-- BEGIN --

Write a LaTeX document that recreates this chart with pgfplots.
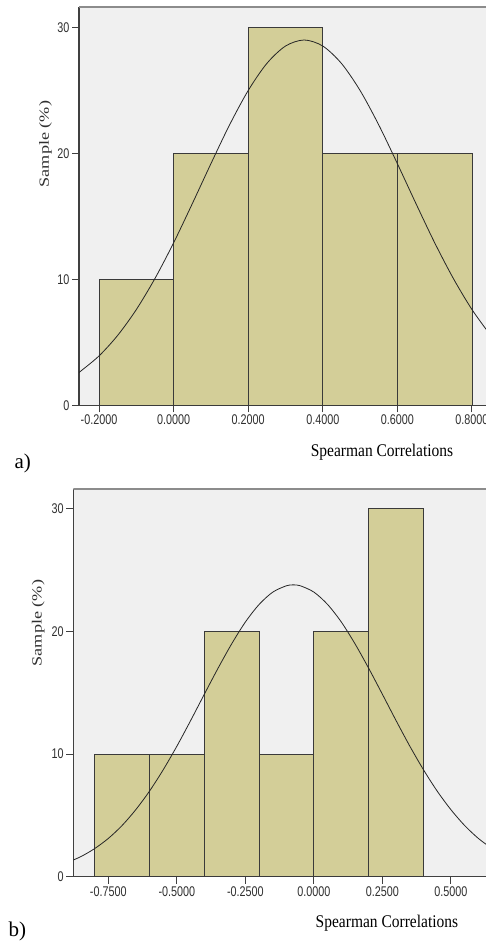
\documentclass[border=0pt]{standalone}
\usepackage{fontspec}
\setmainfont{Liberation Serif}
\newfontfamily\sansf{Liberation Sans}
\usepackage{graphicx}
\usepackage{pgfplots}
\pgfplotsset{compat=1.18}
\definecolor{barfill}{HTML}{D3CE98}
\definecolor{bardraw}{HTML}{3A3A3A}
\definecolor{bggray}{HTML}{F0F0F0}
\definecolor{axdark}{HTML}{404040}
\definecolor{axlight}{HTML}{8C8C8C}
\definecolor{ticktext}{HTML}{303030}
\newcommand{\tl}[1]{\scalebox{1}[1.3]{#1}}
\pgfplotsset{
  myhist/.style={
    scale only axis,
    axis x line=bottom, axis y line=left,
    axis line style={-, axdark, line width=1.2pt},
    axis background/.style={fill=bggray},
    ymin=0, ymax=31.62,
    ytick={0,10,20,30}, yticklabels={\tl{0},\tl{10},\tl{20},\tl{30}},
    tick align=outside, major tick length=7pt,
    tick style={axdark, line width=1pt},
    tick label style={font=\sansf\fontsize{10.8}{12}\selectfont, text=ticktext, inner sep=2.5pt},
    ylabel={\scalebox{1.3}[1]{Sample (\%)}},
    every axis y label/.style={rotate=90, anchor=center,
      font=\fontsize{14}{16}\selectfont, text=ticktext},
    xlabel={\scalebox{1}[1.15]{Spearman Correlations}},
    every axis x label/.style={anchor=center, font=\fontsize{15.5}{18}\selectfont, text=black},
  }
}
\begin{document}
\begin{tikzpicture}
\useasboundingbox (0,0) rectangle (486pt,943pt);
% ---------- a) ----------
\begin{axis}[myhist,
  at={(79pt,537.7pt)}, anchor=south west,
  width=407pt, height=398.3pt,
  xmin=-0.2537, xmax=0.8376,
  xtick={-0.2,0,0.2,0.4,0.6,0.8},
  xticklabels={\tl{-0.2000},\tl{0.0000},\tl{0.2000},\tl{0.4000},\tl{0.6000},\tl{0.8000}},
  every axis y label/.append style={at={([xshift=-33.5pt]rel axis cs:0,0.656)}},
  every axis x label/.append style={at={([yshift=-46.7pt]rel axis cs:0.7445,0)}},
]
\draw[axlight, line width=1.2pt] (rel axis cs:0,1) -- (rel axis cs:1,1);
\addplot[ybar interval, fill=barfill, draw=bardraw, line width=0.9pt]
  coordinates {(-0.2,10) (0,20) (0.2,30) (0.4,20) (0.6,20) (0.8,20)};
\addplot[smooth, black!85, line width=0.8pt] coordinates {
(-0.26,2.45) (-0.25,2.69) (-0.20,3.92) (-0.15,5.55) (-0.10,7.60) (-0.05,10.07)
(0.00,12.90) (0.05,16.00) (0.10,19.18) (0.15,22.26) (0.20,24.99) (0.25,27.14)
(0.30,28.52) (0.35,29.00) (0.40,28.52) (0.45,27.14) (0.50,24.99) (0.55,22.26)
(0.60,19.18) (0.65,16.00) (0.70,12.90) (0.75,10.07) (0.80,7.60) (0.85,5.55)};
\end{axis}
\node[anchor=west, font=\fontsize{21}{24}\selectfont] at (11pt,480pt) {a)};
% ---------- b) ----------
\begin{axis}[myhist,
  at={(73.3pt,66.3pt)}, anchor=south west,
  width=412.7pt, height=387.7pt,
  xmin=-0.8777, xmax=0.6277,
  xtick={-0.75,-0.5,-0.25,0,0.25,0.5},
  xticklabels={\tl{-0.7500},\tl{-0.5000},\tl{-0.2500},\tl{0.0000},\tl{0.2500},\tl{0.5000}},
  every axis y label/.append style={at={([xshift=-35pt]rel axis cs:0,0.654)}},
  every axis x label/.append style={at={([yshift=-46.3pt]rel axis cs:0.760,0)}},
]
\draw[axlight, line width=1.2pt] (rel axis cs:0,1) -- (rel axis cs:1,1);
\addplot[ybar interval, fill=barfill, draw=bardraw, line width=0.9pt]
  coordinates {(-0.8,10) (-0.6,10) (-0.4,20) (-0.2,10) (0,20) (0.2,30) (0.4,30)};
\addplot[smooth, black!85, line width=0.8pt] coordinates {
(-0.90,1.15) (-0.85,1.64) (-0.80,2.29) (-0.75,3.12) (-0.70,4.17) (-0.65,5.46)
(-0.60,6.97) (-0.55,8.71) (-0.50,10.64) (-0.45,12.72) (-0.40,14.87) (-0.35,16.99)
(-0.30,18.99) (-0.25,20.77) (-0.20,22.20) (-0.15,23.21) (-0.10,23.73) (-0.075,23.80)
(-0.05,23.73) (0.00,23.21) (0.05,22.20) (0.10,20.77) (0.15,18.99) (0.20,16.99)
(0.25,14.87) (0.30,12.72) (0.35,10.64) (0.40,8.71) (0.45,6.97) (0.50,5.46)
(0.55,4.17) (0.60,3.12) (0.65,2.29)};
\end{axis}
\node[anchor=west, font=\fontsize{21}{24}\selectfont] at (5pt,12pt) {b)};
\end{tikzpicture}
\end{document}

-- END --

> Written exercise
From the data above, write out everything exactly except the pictures.

> Task output
Write a LaTeX document that recreates this chart with pgfplots.
\documentclass[border=0pt]{standalone}
\usepackage{fontspec}
\setmainfont{Liberation Serif}
\newfontfamily\sansf{Liberation Sans}
\usepackage{graphicx}
\usepackage{pgfplots}
\pgfplotsset{compat=1.18}
\definecolor{barfill}{HTML}{D3CE98}
\definecolor{bardraw}{HTML}{3A3A3A}
\definecolor{bggray}{HTML}{F0F0F0}
\definecolor{axdark}{HTML}{404040}
\definecolor{axlight}{HTML}{8C8C8C}
\definecolor{ticktext}{HTML}{303030}
\newcommand{\tl}[1]{\scalebox{1}[1.3]{#1}}
\pgfplotsset{
  myhist/.style={
    scale only axis,
    axis x line=bottom, axis y line=left,
    axis line style={-, axdark, line width=1.2pt},
    axis background/.style={fill=bggray},
    ymin=0, ymax=31.62,
    ytick={0,10,20,30}, yticklabels={\tl{0},\tl{10},\tl{20},\tl{30}},
    tick align=outside, major tick length=7pt,
    tick style={axdark, line width=1pt},
    tick label style={font=\sansf\fontsize{10.8}{12}\selectfont, text=ticktext, inner sep=2.5pt},
    ylabel={\scalebox{1.3}[1]{Sample (\%)}},
    every axis y label/.style={rotate=90, anchor=center,
      font=\fontsize{14}{16}\selectfont, text=ticktext},
    xlabel={\scalebox{1}[1.15]{Spearman Correlations}},
    every axis x label/.style={anchor=center, font=\fontsize{15.5}{18}\selectfont, text=black},
  }
}
\begin{document}
\begin{tikzpicture}
\useasboundingbox (0,0) rectangle (486pt,943pt);
% ---------- a) ----------
\begin{axis}[myhist,
  at={(79pt,537.7pt)}, anchor=south west,
  width=407pt, height=398.3pt,
  xmin=-0.2537, xmax=0.8376,
  xtick={-0.2,0,0.2,0.4,0.6,0.8},
  xticklabels={\tl{-0.2000},\tl{0.0000},\tl{0.2000},\tl{0.4000},\tl{0.6000},\tl{0.8000}},
  every axis y label/.append style={at={([xshift=-33.5pt]rel axis cs:0,0.656)}},
  every axis x label/.append style={at={([yshift=-46.7pt]rel axis cs:0.7445,0)}},
]
\draw[axlight, line width=1.2pt] (rel axis cs:0,1) -- (rel axis cs:1,1);
\addplot[ybar interval, fill=barfill, draw=bardraw, line width=0.9pt]
  coordinates {(-0.2,10) (0,20) (0.2,30) (0.4,20) (0.6,20) (0.8,20)};
\addplot[smooth, black!85, line width=0.8pt] coordinates {
(-0.26,2.45) (-0.25,2.69) (-0.20,3.92) (-0.15,5.55) (-0.10,7.60) (-0.05,10.07)
(0.00,12.90) (0.05,16.00) (0.10,19.18) (0.15,22.26) (0.20,24.99) (0.25,27.14)
(0.30,28.52) (0.35,29.00) (0.40,28.52) (0.45,27.14) (0.50,24.99) (0.55,22.26)
(0.60,19.18) (0.65,16.00) (0.70,12.90) (0.75,10.07) (0.80,7.60) (0.85,5.55)};
\end{axis}
\node[anchor=west, font=\fontsize{21}{24}\selectfont] at (11pt,480pt) {a)};
% ---------- b) ----------
\begin{axis}[myhist,
  at={(73.3pt,66.3pt)}, anchor=south west,
  width=412.7pt, height=387.7pt,
  xmin=-0.8777, xmax=0.6277,
  xtick={-0.75,-0.5,-0.25,0,0.25,0.5},
  xticklabels={\tl{-0.7500},\tl{-0.5000},\tl{-0.2500},\tl{0.0000},\tl{0.2500},\tl{0.5000}},
  every axis y label/.append style={at={([xshift=-35pt]rel axis cs:0,0.654)}},
  every axis x label/.append style={at={([yshift=-46.3pt]rel axis cs:0.760,0)}},
]
\draw[axlight, line width=1.2pt] (rel axis cs:0,1) -- (rel axis cs:1,1);
\addplot[ybar interval, fill=barfill, draw=bardraw, line width=0.9pt]
  coordinates {(-0.8,10) (-0.6,10) (-0.4,20) (-0.2,10) (0,20) (0.2,30) (0.4,30)};
\addplot[smooth, black!85, line width=0.8pt] coordinates {
(-0.90,1.15) (-0.85,1.64) (-0.80,2.29) (-0.75,3.12) (-0.70,4.17) (-0.65,5.46)
(-0.60,6.97) (-0.55,8.71) (-0.50,10.64) (-0.45,12.72) (-0.40,14.87) (-0.35,16.99)
(-0.30,18.99) (-0.25,20.77) (-0.20,22.20) (-0.15,23.21) (-0.10,23.73) (-0.075,23.80)
(-0.05,23.73) (0.00,23.21) (0.05,22.20) (0.10,20.77) (0.15,18.99) (0.20,16.99)
(0.25,14.87) (0.30,12.72) (0.35,10.64) (0.40,8.71) (0.45,6.97) (0.50,5.46)
(0.55,4.17) (0.60,3.12) (0.65,2.29)};
\end{axis}
\node[anchor=west, font=\fontsize{21}{24}\selectfont] at (5pt,12pt) {b)};
\end{tikzpicture}
\end{document}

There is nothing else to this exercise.